>>>

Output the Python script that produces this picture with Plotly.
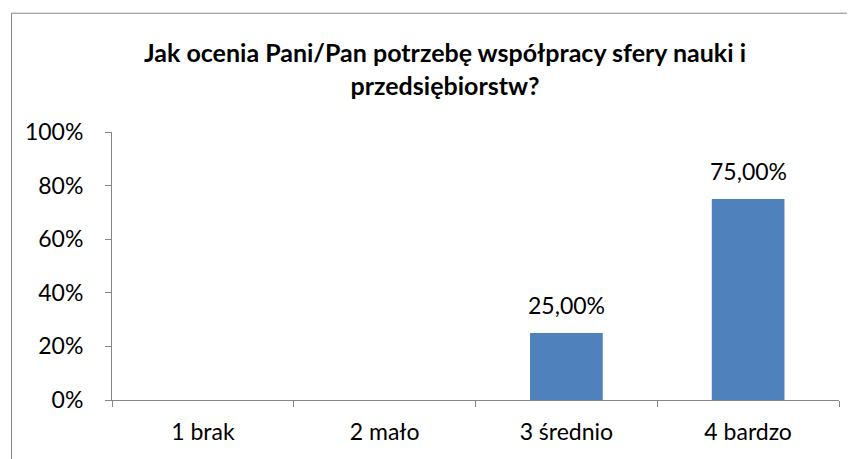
import plotly.graph_objects as go

categories = ["1 brak", "2 mało", "3 średnio", "4 bardzo"]
values = [0.0, 0.0, 0.25, 0.75]
labels = ["", "", "25,00%", "75,00%"]
y_ticks = [0, 0.2, 0.4, 0.6, 0.8, 1.0]
y_tick_text = ["0%", "20%", "40%", "60%", "80%", "100%"]
title_text = "<b>Jak ocenia Pani/Pan potrzebę współpracy sfery nauki i<br>przedsiębiorstw?</b>"

FONT = "Lato, 'Open Sans', sans-serif"
GRAY = "#868686"

# page offset (browser body margin)
OFF = 8
W, H = 855, 459
plot_left, plot_right, plot_top, plot_bottom = 112, 839, 131.5, 400
ml = plot_left - OFF
mr = W - (plot_right - OFF)
mt = plot_top - OFF
mb = H - (plot_bottom - OFF)
pw = plot_right - plot_left
ph = plot_bottom - plot_top

def px_to_paper_x(px):
    return (px - plot_left) / pw

def px_to_paper_y(py):
    return (plot_bottom - py) / ph

fig = go.Figure(
    go.Bar(
        x=categories,
        y=values,
        marker=dict(color="#4F81BD", line=dict(width=0)),
        width=0.4,
        hoverinfo="x+y",
    )
)

for c, v, t in zip(categories, values, labels):
    if t:
        fig.add_annotation(
            x=c, y=v, xref="x", yref="y", text=t, showarrow=False,
            yanchor="bottom", yshift=12,
            font=dict(size=23, family=FONT, color="#000000"),
        )

fig.add_shape(
    type="rect", xref="paper", yref="paper",
    x0=px_to_paper_x(11.5), x1=px_to_paper_x(900),
    y0=px_to_paper_y(520), y1=px_to_paper_y(12.5),
    line=dict(color=GRAY, width=1), fillcolor="rgba(0,0,0,0)", layer="below",
)

fig.update_layout(
    width=W, height=H,
    margin=dict(l=ml, r=mr, t=mt, b=mb, autoexpand=False),
    paper_bgcolor="white", plot_bgcolor="white",
    showlegend=False,
    font=dict(family=FONT, size=23, color="#000000"),
    title=dict(
        text=title_text,
        x=px_to_paper_x(445), xref="paper", xanchor="center",
        y=1 - (62 - OFF) / H, yanchor="middle",
        font=dict(size=25, family=FONT, color="#000000"),
    ),
)
fig.update_xaxes(
    showline=True, linecolor=GRAY, linewidth=1,
    ticks="outside", ticklen=6, tickcolor=GRAY, tickson="boundaries",
    showgrid=False, zeroline=False, automargin=False,
    tickfont=dict(size=23, family=FONT),
    ticklabelstandoff=11,
)
fig.update_yaxes(
    range=[0, 1], tickvals=y_ticks, ticktext=y_tick_text,
    showline=True, linecolor=GRAY, linewidth=1,
    ticks="outside", ticklen=6, tickcolor=GRAY,
    showgrid=False, zeroline=False, automargin=False,
    tickfont=dict(size=23, family=FONT),
    ticklabelstandoff=17,
)

fig.write_html("out.html")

<<<

**TASK GOAL**:
Exactly restate the lines from the beginning of the data through the line with "import plotly.graph_objects as go", and no others, keeping pictures out.

**TASK OUTPUT**:
Output the Python script that produces this picture with Plotly.
import plotly.graph_objects as go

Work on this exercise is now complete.